Interest in our portfolio is at an all-time high, driving record AI server orders demand of $3.6 billion in Q3 and a pipeline that grew more than 50%, with growth across all customer types
Clarke’s comment highlights the broad-based nature of AI infrastructure demand, spanning enterprises, cloud providers, and AI-native companies. The 50% pipeline growth indicates that Dell’s AI business momentum is accelerating rather than plateauing, despite the company’s conservative overall revenue guidance.
Our Take
Dell’s earnings reveal a fundamental paradox in the AI infrastructure boom: exceptional AI growth isn’t enough to satisfy investors demanding transformation across entire business portfolios. The 58% server revenue surge would be celebrated in isolation, but it’s overshadowed by weakness in traditional PC markets and conservative guidance. This reflects a broader reality—AI infrastructure spending, while substantial, remains concentrated among a relatively small number of hyperscale customers and well-funded AI companies. Dell’s challenge mirrors the industry’s: converting AI enthusiasm into diversified, sustainable revenue streams. The xAI partnership demonstrates Dell’s strategy of securing anchor customers for large-scale deployments, but this approach creates revenue concentration risks. As AI infrastructure becomes commoditized and competition intensifies from cloud providers building their own hardware, Dell must prove it can maintain margins while scaling volume. The stock reaction suggests investors are questioning the sustainability of AI infrastructure margins and the timeline for AI revenue to offset legacy business declines.
Why This Matters
Dell’s earnings report provides crucial insights into the rapidly evolving AI infrastructure market and reveals both opportunities and challenges facing traditional tech companies pivoting to AI. The 58% surge in server and networking revenue demonstrates that enterprise AI adoption is accelerating beyond hype into substantial capital investments. With $3.6 billion in future AI server orders booked, Dell’s results validate predictions that AI infrastructure spending will remain robust through 2025.
However, the stock decline despite strong AI performance highlights a critical tension: investors are questioning whether AI revenue growth can offset declining traditional business segments quickly enough. The 18% drop in consumer PC sales suggests that AI gains may not fully compensate for structural challenges in legacy markets. This dynamic affects the entire technology sector, as companies from HP to Cisco navigate similar transitions.

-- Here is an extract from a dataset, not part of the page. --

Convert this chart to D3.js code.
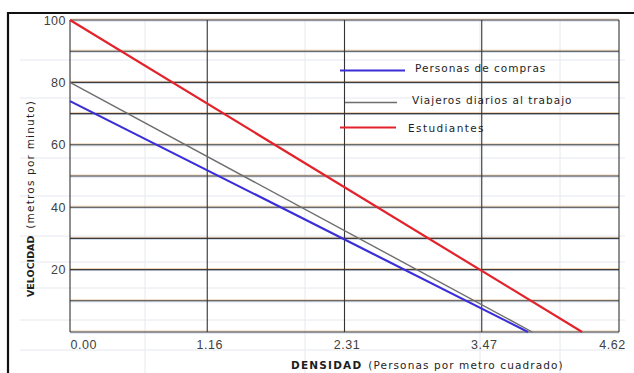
<!DOCTYPE html>
<html lang="es">
<head>
<meta charset="UTF-8">
<title>Velocidad vs densidad</title>
<script src="https://d3js.org/d3.v7.min.js"></script>
<style>
html, body {
  margin: 0;
  padding: 0;
  background-color: white;
}
svg {
  display: block;
  font-family: 'DejaVu Sans', sans-serif;
}
.tick-label {
  font-size: 12.5px;
  fill: #404040;
  letter-spacing: 0.5px;
}
.legend-text {
  font-size: 10.5px;
  fill: #1e1e1e;
}
.axis-title {
  font-size: 10.5px;
  fill: #1e1e1e;
}
</style>
</head>
<body>
<div id="chart"></div>
<script>

// --------------------------------------
// Data
// --------------------------------------

const seriesNames = ["Personas de compras", "Viajeros diarios al trabajo", "Estudiantes"];
const seriesColors = ["#3a2fd6", "#6e6e6e", "#e3232b"];
// each line is straight: [densidad, velocidad] at both ends
const compras = [[0, 74], [3.855, 0]];
const viajeros = [[0, 80], [3.89, 0]];
const estudiantes = [[0, 100], [4.31, 0]];
const seriesData = [compras, viajeros, estudiantes];

const xTicks = [0, 1.155, 2.31, 3.465, 4.62];
const xTickLabels = ["0.00", "1.16", "2.31", "3.47", "4.62"];
const yGrid = [0, 10, 20, 30, 40, 50, 60, 70, 80, 90, 100];
const yTicks = [20, 40, 60, 80, 100];

// --------------------------------------
// Size and margin
// --------------------------------------

let totalWidth = 634;
let totalHeight = 373;
let margin = {top: 20, right: 15, bottom: 41, left: 70};

let svg = d3.select("#chart")
  .append("svg")
  .attr("width", totalWidth)
  .attr("height", totalHeight);

// --------------------------------------
// Scales
// --------------------------------------

let x = d3.scaleLinear()
  .domain([0, 4.62])
  .range([margin.left, totalWidth - margin.right]);

let y = d3.scaleLinear()
  .domain([0, 100])
  .range([totalHeight - margin.bottom, margin.top]);

// --------------------------------------
// Scanned page look: faint ghost lines
// --------------------------------------

let ghost = svg.append("g").attr("stroke", "#e6e8ef").attr("stroke-width", 1);
[145, 305, 480, 560].forEach(gx => {
  ghost.append("line").attr("x1", gx).attr("x2", gx).attr("y1", 20).attr("y2", 373);
});
[60, 98, 158, 196, 236, 262, 288, 320, 350].forEach(gy => {
  ghost.append("line").attr("x1", 20).attr("x2", 625).attr("y1", gy).attr("y2", gy);
});

// frame of the scan
svg.append("line")
  .attr("x1", 8).attr("x2", 634).attr("y1", 13).attr("y2", 13)
  .attr("stroke", "#111").attr("stroke-width", 2.2);
svg.append("line")
  .attr("x1", 8).attr("x2", 8).attr("y1", 12).attr("y2", 373)
  .attr("stroke", "#111").attr("stroke-width", 2.2);

// --------------------------------------
// Grid
// --------------------------------------

let grid = svg.append("g");

// horizontal lines carry a faint orange / blue fringe like the scan
grid.selectAll(".h-orange")
  .data(yGrid)
  .join("line")
  .attr("x1", x(0)).attr("x2", x(4.62))
  .attr("y1", d => y(d) - 1).attr("y2", d => y(d) - 1)
  .attr("stroke", "#e8c49c").attr("stroke-width", 0.8);

grid.selectAll(".h-blue")
  .data(yGrid)
  .join("line")
  .attr("x1", x(0)).attr("x2", x(4.62))
  .attr("y1", d => y(d) + 1).attr("y2", d => y(d) + 1)
  .attr("stroke", "#bccbe6").attr("stroke-width", 0.8);

grid.selectAll(".h-line")
  .data(yGrid)
  .join("line")
  .attr("x1", x(0)).attr("x2", x(4.62))
  .attr("y1", d => y(d)).attr("y2", d => y(d))
  .attr("stroke", "#3e3c3a").attr("stroke-width", 1.1);

grid.selectAll(".v-line")
  .data(xTicks)
  .join("line")
  .attr("x1", d => x(d)).attr("x2", d => x(d))
  .attr("y1", y(100)).attr("y2", y(0))
  .attr("stroke", "#333").attr("stroke-width", 1.1);

// --------------------------------------
// Axes labels
// --------------------------------------

let xAxis = svg.append("g")
  .attr("transform", `translate(0, ${y(0)})`)
  .call(d3.axisBottom(x)
    .tickValues(xTicks)
    .tickSize(0)
    .tickPadding(8)
    .tickFormat((d, i) => xTickLabels[i]));

xAxis.select(".domain").remove();
xAxis.selectAll("text")
  .attr("class", "tick-label")
  .attr("font-family", null)
  .attr("font-size", null)
  .attr("fill", null)
  .attr("text-anchor", (d, i) => i === 0 ? "start" : "middle")
  .attr("dx", (d, i) => i === 4 ? -7 : (i === 0 ? 0 : 2));

let yAxis = svg.append("g")
  .attr("transform", `translate(${x(0) - 3}, 0)`)
  .call(d3.axisLeft(y)
    .tickValues(yTicks)
    .tickSize(0)
    .tickPadding(1)
    .tickFormat(d3.format("d")));

yAxis.select(".domain").remove();
yAxis.selectAll("text")
  .attr("class", "tick-label")
  .attr("font-family", null)
  .attr("font-size", null)
  .attr("fill", null)
  .attr("letter-spacing", "-0.5px");

let xTitle = svg.append("text")
  .attr("class", "axis-title")
  .attr("x", 291)
  .attr("y", 369);
xTitle.append("tspan")
  .attr("font-weight", "bold")
  .attr("letter-spacing", "1.2px")
  .text("DENSIDAD");
xTitle.append("tspan")
  .attr("dx", 6)
  .attr("letter-spacing", "1.1px")
  .text("(Personas  por  metro  cuadrado)");

let yTitle = svg.append("text")
  .attr("class", "axis-title")
  .attr("transform", "translate(34, 297) rotate(-90)");
yTitle.append("tspan")
  .attr("font-weight", "bold")
  .attr("font-size", "9.5px")
  .text("VELOCIDAD");
yTitle.append("tspan")
  .attr("dx", 7)
  .attr("letter-spacing", "1.2px")
  .text("(metros  por  minuto)");

// --------------------------------------
// Lines
// --------------------------------------

let line = d3.line()
  .x(d => x(d[0]))
  .y(d => y(d[1]));

svg.selectAll(".serie")
  .data(seriesData)
  .join("path")
  .attr("class", "serie")
  .attr("d", line)
  .attr("fill", "none")
  .attr("stroke", (d, i) => seriesColors[i])
  .attr("stroke-width", (d, i) => i === 1 ? 1.4 : 2.2);

// --------------------------------------
// Legend
// --------------------------------------

let legendRows = [
  {x1: 340, x2: 405, ly: 70.5, tx: 415, ty: 72, ls: 1.0},
  {x1: 345, x2: 397, ly: 102.5, tx: 412, ty: 104, ls: 1.0},
  {x1: 340, x2: 396, ly: 127.5, tx: 408, ty: 132, ls: 1.4}
];

let legend = svg.append("g");

legend.selectAll("line")
  .data(seriesNames)
  .join("line")
  .attr("x1", (d, i) => legendRows[i].x1)
  .attr("x2", (d, i) => legendRows[i].x2)
  .attr("y1", (d, i) => legendRows[i].ly)
  .attr("y2", (d, i) => legendRows[i].ly)
  .attr("stroke", (d, i) => seriesColors[i])
  .attr("stroke-width", (d, i) => i === 1 ? 1.4 : 2.2);

legend.selectAll("text")
  .data(seriesNames)
  .join("text")
  .attr("class", "legend-text")
  .attr("x", (d, i) => legendRows[i].tx)
  .attr("y", (d, i) => legendRows[i].ty)
  .attr("letter-spacing", (d, i) => legendRows[i].ls + "px")
  .text(d => d);

</script>
</body>
</html>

For businesses investing in AI capabilities, Dell’s record quarter confirms that infrastructure bottlenecks remain a key constraint on AI deployment. The growing pipeline indicates sustained demand for AI computing resources, which could mean continued high costs and long lead times for enterprises building AI systems. Dell’s partnership with Nvidia for xAI’s infrastructure also signals how hyperscale AI projects are reshaping vendor relationships and creating new competitive dynamics in enterprise technology.